NYC First Lady Breaks Silence on Posts Glorifying Palestinian Terrorists

Rama Duwaji, the wife of New York City Mayor Zohran Mamdani, publicly apologized Wednesday for old social media posts in which she praised Palestinian terrorists and used racial slurs, marking her first acknowledgment of the controversy since the posts surfaced in March.

“When a tabloid recently published old tweets I wrote as a teenager, I felt a lot of shame being confronted with language I used that is so harmful to others; being 15 doesn’t excuse it,” Duwaji told online publication Hyperallergic.

The Washington Free Beacon exposed the posts in March, tracing them to accounts on X and the blogging platform Tumblr. One post, from 2015 when Duwaji was 17, shared a photo of Shadia Abu Ghazaleh alongside a caption praising her as a resistance fighter. Abu Ghazaleh was a member of the Popular Front for the Liberation of Palestine, a U.S.-designated terrorist organization. She died in 1968 when a bomb she intended to use on a Tel Aviv building detonated in her own home.
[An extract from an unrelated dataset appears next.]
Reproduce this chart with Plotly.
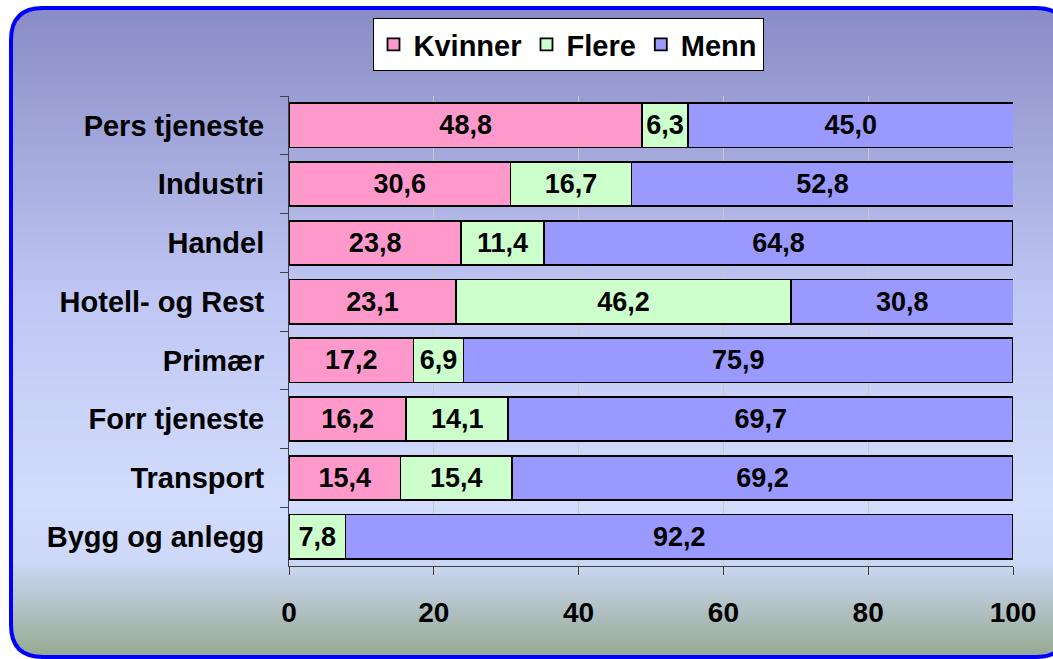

Additional posts showed Duwaji allegedly using a racial slur and a derogatory term for gay people. Another reposted message reportedly declared the Israeli city of Tel Aviv “shouldn’t even exist in the first place.”

The X account tied to Duwaji was deleted shortly after the Free Beacon published its investigation. Wednesday’s apology was her first public statement on the posts.

“I’ve read and seen a lot of what others have had to say in response, and I understand the hurt I caused and am truly sorry,” Duwaji said in the interview. “My focus isn’t on being a public figure, but continuing my work with care and responsibility, and allowing my art to speak for itself.”

The controversy did not end with the initial posts. In February, just one month after Mamdani took office, Duwaji came under fire for contributing an illustration to an essay written by Susan Abulhawa, an author who described Hamas’ October 7 attack as “a spectacular moment that shocked the world.” Abulhawa has also referred to Israelis as “rootless, soulless ghouls” and “Jewish supremacist demons” in social media posts that remain active.

Mayor Mamdani said he was unaware of Abulhawa’s views and insisted Duwaji had been commissioned by a third party with no direct contact with the author. “I think that that rhetoric is patently unacceptable. I think it’s reprehensible,” he said in March.

Mamdani, a democratic socialist who took office in January, has been a prominent critic of Israel throughout his political career. His wife’s posts have drawn sustained criticism from Jewish groups and elected officials in New York.